Innsmouth (Massachusetts), das Küstenstädtchen am Teufelsriff, ist seit jeher eng mit dem Cthulhu-Mythos verbunden. Ein vor sich hinsiechender Ort am Rande der bekannten Welt, von dem es heißt, dass er groteske Geheimnisse verberge, während die vier rivalisierenden Familien Marsh, Elliot, Gilman und Waite seine Geschicke lenken.
Für Lovecraft-Enthusiasten und Mythos-Liebhaber ist Innsmouth nicht nur ein wohlbekannter Schauplatz, sondern auch ein vielversprechendes 1920er-Setting für den Einstieg ins dazugehörige Live Action Roleplay (LARP).
Hinein ins kalte Nass
Tatsächlich hegte ich schon seit meiner damaligen Teilnahme an ersten „Free Forms“ auf der Anrufung 2019 den Wunsch, mal an einem vollumfänglichen LARP teilzunehmen.

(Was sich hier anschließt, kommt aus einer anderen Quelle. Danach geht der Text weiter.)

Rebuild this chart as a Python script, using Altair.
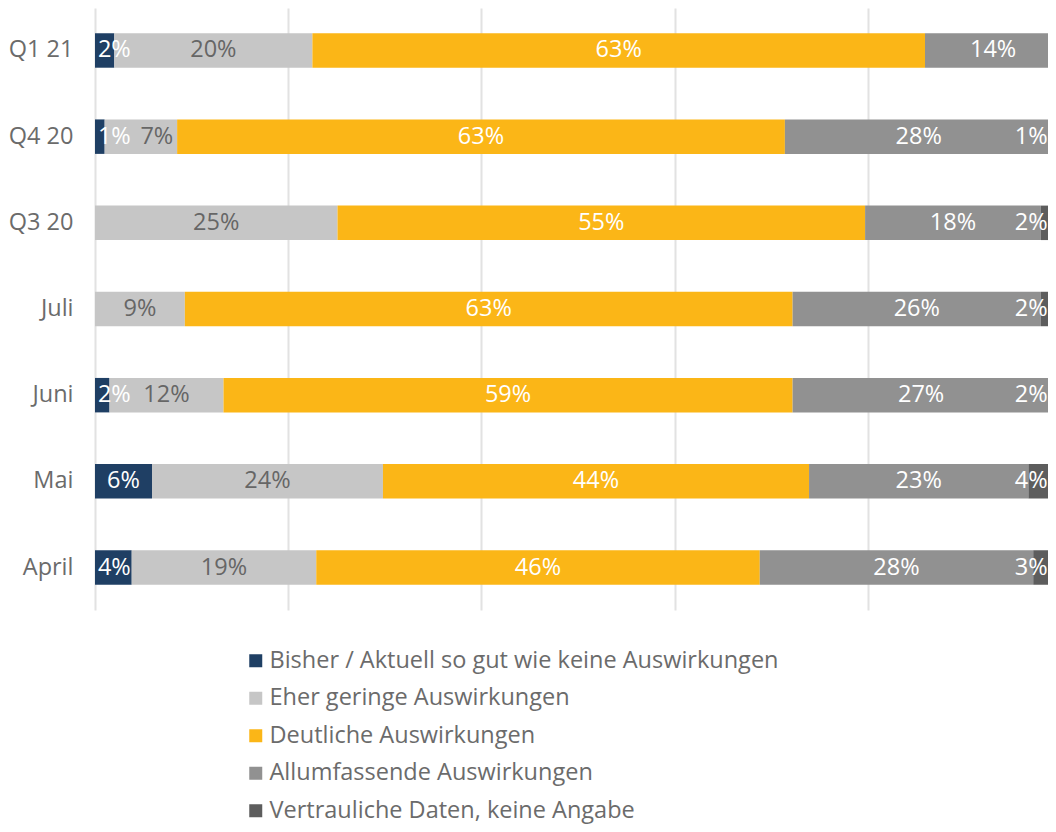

Als mich dann im Juni 2022 Freunde und Bekannte dazu ermutigten, mit ihnen ins fiktive Innsmouth der Eloria Erlebnisfabrik und des Waldritter e.V. nach Bottrop zu reisen, warf ich notgedrungen meine Zweifel über Bord und meldete mich für den allerersten Run an. Ein mir gleichermaßen bekanntes und interessantes Setting in meinem Lieblingsfranchise mit Freunden zu bespielen schien mir die beste Starthilfe in dieses neue Hobbys, die man sich wohl hätte wünschen können.

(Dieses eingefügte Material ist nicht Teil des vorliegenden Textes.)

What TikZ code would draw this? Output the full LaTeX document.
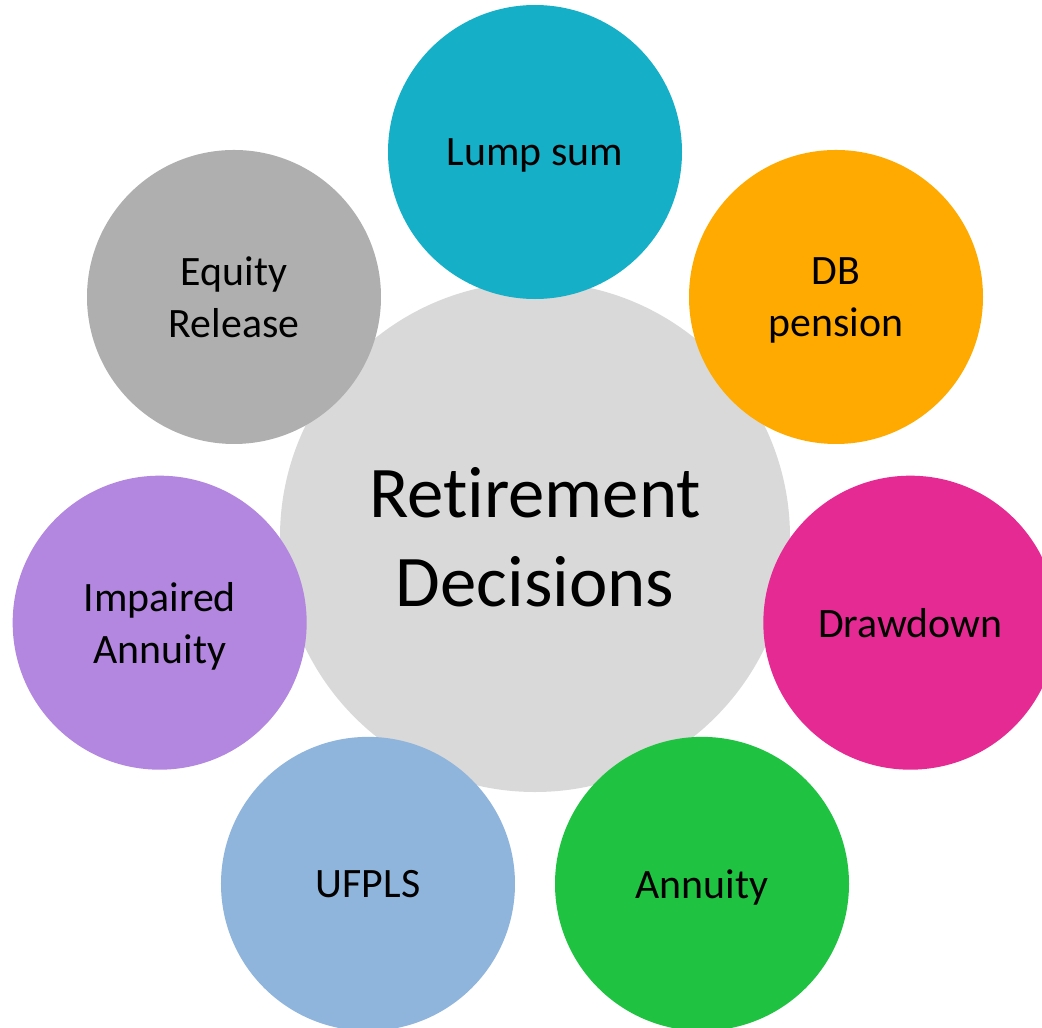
\documentclass[tikz,border=0pt]{standalone}
\usepackage{fontspec}
\setmainfont{Carlito}[RawFeature={-liga;-clig;-dlig}]

\definecolor{hubgray}{HTML}{D9D9D9}
\definecolor{lumpteal}{HTML}{15AFC7}
\definecolor{dborange}{HTML}{FFAA00}
\definecolor{drawpink}{HTML}{E62A93}
\definecolor{annugreen}{HTML}{20C241}
\definecolor{ufplsblue}{HTML}{8FB5DC}
\definecolor{impurple}{HTML}{B386E0}
\definecolor{equitygray}{HTML}{AFAFAF}

\tikzset{
    hub/.style={circle, fill=hubgray, minimum size=5.10cm, inner sep=0pt,
        text depth=0pt, align=center, font=\fontsize{20.7}{25.5}\selectfont},
    option/.style={circle, minimum size=2.94cm, inner sep=0pt,
        text depth=0pt, align=center, font=\fontsize{11.9}{14.8}\selectfont}
}

\begin{document}
\begin{tikzpicture}
    % Rahmen
    \def\orbit{3.85}
    \useasboundingbox (-5.35,-4.90) rectangle (5.07,5.37);
    \clip (-5.35,-4.90) rectangle (5.07,5.37);

    % Mittelkreis
    \node[hub] (hub) at (0,0) {Retirement\\Decisions};

    % Optionen rundherum
    \node[option, fill=lumpteal]   (lump)    at (90:\orbit)      {Lump sum};
    \node[option, fill=dborange]   (db)      at (38.57:\orbit)   {DB\\pension};
    \node[option, fill=drawpink]   (draw)    at (-12.86:\orbit)  {Drawdown};
    \node[option, fill=annugreen]  (annuity) at (-64.29:\orbit)  {Annuity};
    \node[option, fill=ufplsblue]  (ufpls)   at (-115.71:\orbit) {UFPLS};
    \node[option, fill=impurple]   (impair)  at (-167.14:\orbit) {Impaired\\Annuity};
    \node[option, fill=equitygray] (equity)  at (141.43:\orbit)  {Equity\\Release};
\end{tikzpicture}
\end{document}
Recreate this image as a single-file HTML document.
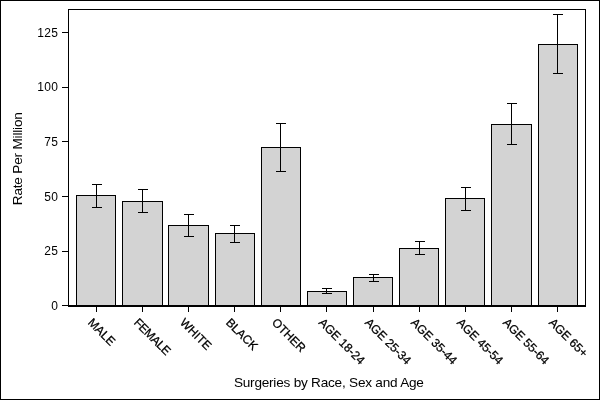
<!DOCTYPE html>
<html><head><meta charset="utf-8"><title>Surgeries by Race, Sex and Age</title>
<style>
html,body{margin:0;padding:0;background:#fff;}
svg{display:block;font-family:"Liberation Sans",Arial,sans-serif;font-size:12px;fill:#000;}
</style></head><body>
<svg width="600" height="400" viewBox="0 0 600 400">
<rect x="0.5" y="0.5" width="599" height="399" fill="#fff" stroke="#000" stroke-width="1"/>
<rect x="68.5" y="9.5" width="517" height="296" fill="#fff" stroke="#000" stroke-width="1"/>

<rect x="76.5" y="195.5" width="39" height="110.5" fill="#d3d3d3" stroke="#000" stroke-width="1"/>
<rect x="122.5" y="201.5" width="40" height="104.5" fill="#d3d3d3" stroke="#000" stroke-width="1"/>
<rect x="168.5" y="225.5" width="40" height="80.5" fill="#d3d3d3" stroke="#000" stroke-width="1"/>
<rect x="215.5" y="233.5" width="39" height="72.5" fill="#d3d3d3" stroke="#000" stroke-width="1"/>
<rect x="261.5" y="147.5" width="39" height="158.5" fill="#d3d3d3" stroke="#000" stroke-width="1"/>
<rect x="307.5" y="291.5" width="39" height="14.5" fill="#d3d3d3" stroke="#000" stroke-width="1"/>
<rect x="353.5" y="277.5" width="39" height="28.5" fill="#d3d3d3" stroke="#000" stroke-width="1"/>
<rect x="399.5" y="248.5" width="39" height="57.5" fill="#d3d3d3" stroke="#000" stroke-width="1"/>
<rect x="445.5" y="198.5" width="39" height="107.5" fill="#d3d3d3" stroke="#000" stroke-width="1"/>
<rect x="491.5" y="124.5" width="40" height="181.5" fill="#d3d3d3" stroke="#000" stroke-width="1"/>
<rect x="538.5" y="44.5" width="39" height="261.5" fill="#d3d3d3" stroke="#000" stroke-width="1"/>
<line x1="68" y1="306" x2="586" y2="306" stroke="#000" stroke-width="2"/>
<path d="M96.5 184.5V207.5M92.0 184.5H102.0M92.0 207.5H102.0" stroke="#000" stroke-width="1" fill="none"/>
<path d="M142.5 189.5V212.5M138.0 189.5H148.0M138.0 212.5H148.0" stroke="#000" stroke-width="1" fill="none"/>
<path d="M188.5 214.5V236.5M184.0 214.5H194.0M184.0 236.5H194.0" stroke="#000" stroke-width="1" fill="none"/>
<path d="M234.5 225.5V242.5M230.0 225.5H240.0M230.0 242.5H240.0" stroke="#000" stroke-width="1" fill="none"/>
<path d="M280.5 123.5V171.5M276.0 123.5H286.0M276.0 171.5H286.0" stroke="#000" stroke-width="1" fill="none"/>
<path d="M326.5 288.5V293.5M322.0 288.5H332.0M322.0 293.5H332.0" stroke="#000" stroke-width="1" fill="none"/>
<path d="M373.5 274.5V281.5M369.0 274.5H379.0M369.0 281.5H379.0" stroke="#000" stroke-width="1" fill="none"/>
<path d="M419.5 241.5V254.5M415.0 241.5H425.0M415.0 254.5H425.0" stroke="#000" stroke-width="1" fill="none"/>
<path d="M465.5 187.5V210.5M461.0 187.5H471.0M461.0 210.5H471.0" stroke="#000" stroke-width="1" fill="none"/>
<path d="M511.5 103.5V144.5M507.0 103.5H517.0M507.0 144.5H517.0" stroke="#000" stroke-width="1" fill="none"/>
<path d="M557.5 14.5V73.5M553.0 14.5H563.0M553.0 73.5H563.0" stroke="#000" stroke-width="1" fill="none"/>
<line x1="62" y1="305.5" x2="68" y2="305.5" stroke="#000"/>
<text x="58.4" y="309.8" text-anchor="end" letter-spacing="0.35">0</text>
<line x1="62" y1="251.5" x2="68" y2="251.5" stroke="#000"/>
<text x="58.4" y="254.8" text-anchor="end" letter-spacing="0.35">25</text>
<line x1="62" y1="196.5" x2="68" y2="196.5" stroke="#000"/>
<text x="58.4" y="200.8" text-anchor="end" letter-spacing="0.35">50</text>
<line x1="62" y1="141.5" x2="68" y2="141.5" stroke="#000"/>
<text x="58.4" y="145.8" text-anchor="end" letter-spacing="0.35">75</text>
<line x1="62" y1="87.5" x2="68" y2="87.5" stroke="#000"/>
<text x="58.4" y="90.8" text-anchor="end" letter-spacing="0.35">100</text>
<line x1="62" y1="32.5" x2="68" y2="32.5" stroke="#000"/>
<text x="58.4" y="36.8" text-anchor="end" letter-spacing="0.35">125</text>
<line x1="96.5" y1="307" x2="96.5" y2="312" stroke="#000"/>
<text transform="translate(87.2,323.3) rotate(45)" x="0" y="0" stroke="#000" stroke-width="0.25">MALE</text>
<line x1="142.5" y1="307" x2="142.5" y2="312" stroke="#000"/>
<text transform="translate(133.2,323.3) rotate(45)" x="0" y="0" stroke="#000" stroke-width="0.25" textLength="46.2" lengthAdjust="spacing">FEMALE</text>
<line x1="188.5" y1="307" x2="188.5" y2="312" stroke="#000"/>
<text transform="translate(179.2,323.3) rotate(45)" x="0" y="0" stroke="#000" stroke-width="0.25">WHITE</text>
<line x1="234.5" y1="307" x2="234.5" y2="312" stroke="#000"/>
<text transform="translate(225.2,323.3) rotate(45)" x="0" y="0" stroke="#000" stroke-width="0.25">BLACK</text>
<line x1="280.5" y1="307" x2="280.5" y2="312" stroke="#000"/>
<text transform="translate(271.2,323.3) rotate(45)" x="0" y="0" stroke="#000" stroke-width="0.25">OTHER</text>
<line x1="326.5" y1="307" x2="326.5" y2="312" stroke="#000"/>
<text transform="translate(318.0,323.3) rotate(45)" x="0" y="0" stroke="#000" stroke-width="0.25">AGE 18-24</text>
<line x1="373.5" y1="307" x2="373.5" y2="312" stroke="#000"/>
<text transform="translate(364.2,323.3) rotate(45)" x="0" y="0" stroke="#000" stroke-width="0.25">AGE 25-34</text>
<line x1="419.5" y1="307" x2="419.5" y2="312" stroke="#000"/>
<text transform="translate(410.2,323.3) rotate(45)" x="0" y="0" stroke="#000" stroke-width="0.25">AGE 35-44</text>
<line x1="465.5" y1="307" x2="465.5" y2="312" stroke="#000"/>
<text transform="translate(456.2,323.3) rotate(45)" x="0" y="0" stroke="#000" stroke-width="0.25">AGE 45-54</text>
<line x1="511.5" y1="307" x2="511.5" y2="312" stroke="#000"/>
<text transform="translate(502.2,323.3) rotate(45)" x="0" y="0" stroke="#000" stroke-width="0.25">AGE 55-64</text>
<line x1="557.5" y1="307" x2="557.5" y2="312" stroke="#000"/>
<text transform="translate(548.2,323.3) rotate(45)" x="0" y="0" stroke="#000" stroke-width="0.25">AGE 65+</text>
<text transform="translate(22,158.7) rotate(-90)" text-anchor="middle" font-size="13.6" textLength="93" lengthAdjust="spacing">Rate Per Million</text>
<text x="328.9" y="387" text-anchor="middle" font-size="13.6" textLength="190" lengthAdjust="spacing">Surgeries by Race, Sex and Age</text>
</svg></body></html>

Nichtsdestotrotz war die erste große Hürde, die ich dafür zu nehmen hatte, die Finanzierung: Der bereits ermäßigte Eintrittspreis von 290 Euro war nämlich schon eine Hausnummer für sich, zumal sich Anreise, Unterbringung und Outfit auch noch aufaddieren sollten. Dementsprechend bemühte ich mich in den Folgemonaten, mir hier und da etwas Geld zur Seite zu legen, damit meinem ersten großen LARP-Ereignis hoffentlich nichts im Wege stehen würde.
Für den Seegang gewappnet
Nach meiner Anmeldung erreichte mich dann Anfang August der ersehnte Casting-Fragebogen. Darin erhielt ich vor allem erste ausgearbeitete Details zur Inszenierung in Bottrop und durfte Angaben zu meiner bevorzugten Spielweise, Gruppenzugehörigkeit und etwaigen Mitspielenden machen, auf deren Grundlage mir dann eine in etwa maßgeschneiderte Rolle zugewiesen werden sollte.

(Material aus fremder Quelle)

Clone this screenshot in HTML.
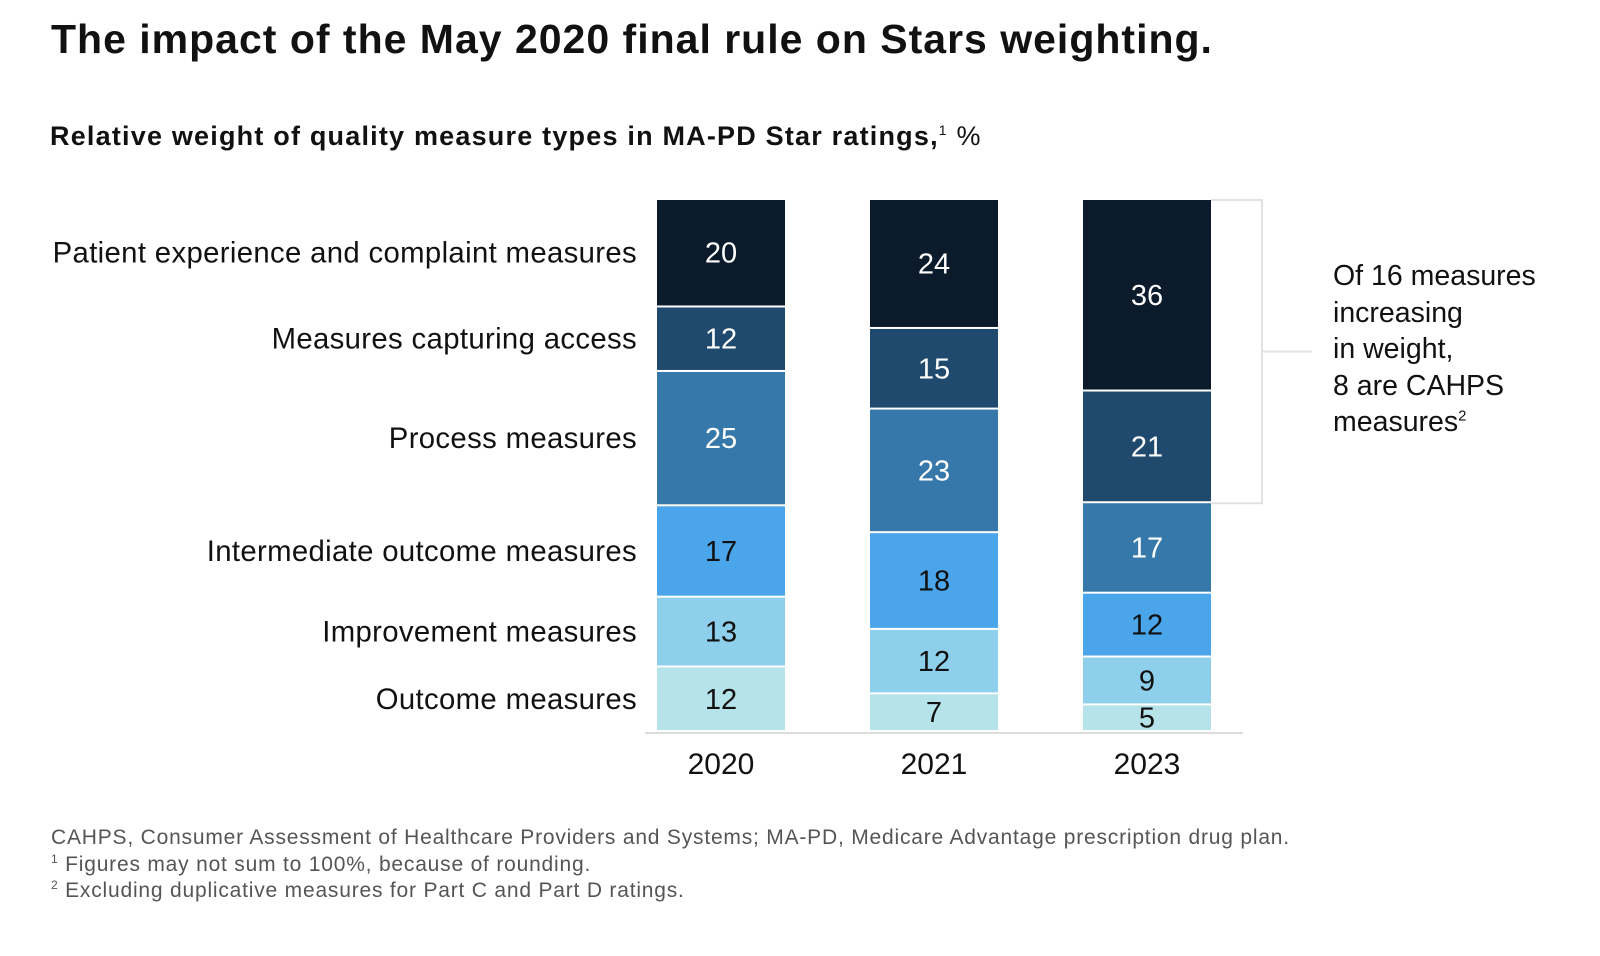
<!DOCTYPE html>
<html><head><meta charset="utf-8">
<style>
body{margin:0;background:#fff;width:1600px;height:956px;overflow:hidden;font-family:"Liberation Sans",sans-serif;color:#111;}
.t{position:absolute;white-space:nowrap;}
sup{line-height:0;}
</style></head>
<body>
<div class="t" style="left:51px;top:16px;font-size:41px;font-weight:bold;letter-spacing:1px;">The impact of the May 2020 final rule on Stars weighting.</div>
<div class="t" style="left:50px;top:121px;font-size:27px;font-weight:bold;letter-spacing:1.2px;">Relative weight of quality measure types in MA-PD Star ratings,<sup style="font-size:14px;font-weight:normal">1</sup><span style="font-weight:normal"> %</span></div>
<svg id="chart" width="1600" height="956" style="position:absolute;left:0;top:0;font-family:'Liberation Sans',sans-serif"></svg>
<div class="t" style="left:1333px;top:258px;font-size:28.5px;line-height:36.5px;color:#111;">Of 16 measures<br>increasing<br>in weight,<br>8 are CAHPS<br>measures<sup style="font-size:15px">2</sup></div>
<div class="t" style="left:51px;top:825px;font-size:21px;line-height:26.5px;color:#555;letter-spacing:0.8px;">CAHPS, Consumer Assessment of Healthcare Providers and Systems; MA-PD, Medicare Advantage prescription drug plan.<br><sup style="font-size:12px">1</sup> Figures may not sum to 100%, because of rounding.<br><sup style="font-size:12px">2</sup> Excluding duplicative measures for Part C and Part D ratings.</div>
<script>
const years=["2020","2021","2023"];
const categories=["Patient experience and complaint measures","Measures capturing access","Process measures","Intermediate outcome measures","Improvement measures","Outcome measures"];
const v2020=[20,12,25,17,13,12];
const v2021=[24,15,23,18,12,7];
const v2023=[36,21,17,12,9,5];
const series=[v2020,v2021,v2023];
const colors=["#0c1b2c","#1f4a6e","#3578a9","#4aa5ea","#8ed0ec","#b6e2ea"];
const textColors=["#fff","#fff","#fff","#111","#111","#111"];
const svg=document.getElementById('chart');
const NS="http://www.w3.org/2000/svg";
const top0=200,bottom0=732,barW=128;
function xPos(i){return 657+i*213;}
function mk(tag,attrs){const e=document.createElementNS(NS,tag);for(const k in attrs)e.setAttribute(k,attrs[k]);svg.appendChild(e);return e;}
const ax=mk('line',{x1:645,x2:1243,y1:733,y2:733,stroke:'#ddd','stroke-width':2});


series.forEach((vals,i)=>{
  const total=vals.reduce((a,b)=>a+b,0);
  const scale=(bottom0-top0)/total;
  let y=top0;
  vals.forEach((v,j)=>{
    const h=v*scale;
    const r=mk('rect',{x:xPos(i),y:y,width:barW,height:Math.max(h-2,0),fill:colors[j]});
    
    
    const t=mk('text',{x:xPos(i)+barW/2,y:y+(h-2)/2+10,'text-anchor':'middle','font-size':29,fill:textColors[j]});
    t.textContent=v;
    
    
    if(i===0){
      const c=mk('text',{x:637,y:y+(h-2)/2+10,'text-anchor':'end','font-size':29.3,fill:'#111','letter-spacing':0.35});
      c.textContent=categories[j];
      
      
    }
    y+=h;
  });
  const yl=mk('text',{x:xPos(i)+barW/2,y:774,'text-anchor':'middle','font-size':30,fill:'#111'});
  yl.textContent=years[i];
  
  
});
const v=v2023, tot=v.reduce((a,b)=>a+b,0), sc=(bottom0-top0)/tot;
const yb=top0+(v[0]+v[1])*sc;
const br=mk('path',{d:`M${xPos(2)+barW} ${top0} H1262 V${yb} H${xPos(2)+barW} M1262 ${(top0+yb)/2} H1312`,fill:'none',stroke:'#e2e2e2','stroke-width':2});


</script>
</body></html>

Mitte September, also nur vier Wochen vor dem eigentlichen Startschuss, wurde mir dann endlich auch meine Rolle respektive mein Spielcharakter zugesandt: Als Angehöriger der verarmten Fischersfamilie Waite leitete ich wohl von Innsmouth aus das hiesige Familiengeschäft und profitierte dabei nebst stinkendem Fisch maßgeblich vom zollfreien Schmuggel mit verbotenen Spirituosen. Ich gehörte also zu den degenerativen Einheimischen des Küstenorts, der gegen die Obrigkeit der Familie Marsh aufbegehrte. Das klang doch wie für mich gemacht!
Allerdings hatte ich keinen blassen Schimmer davon, wie ich mich denn nun einkleiden sollte, um meiner Rolle als schäbiger Fischer auch nur ansatzweise gerecht zu werden. Ohnehin besaß ich keinerlei Fundus, von dem ich hätte zehren können. Und so verbrachte ich einiges an Zeit damit, im Internet nach zeitgenössischen Darstellungen von Fischern und Matrosen der 20er und 30er Jahre Ausschau zu halten, während mich auf dem gleichnamigen Discord-Server andere Teilnehmende mit den Fotos ihrer aufwändigen Outfits nicht nur ins Staunen versetzten, sondern auch verunsicherten.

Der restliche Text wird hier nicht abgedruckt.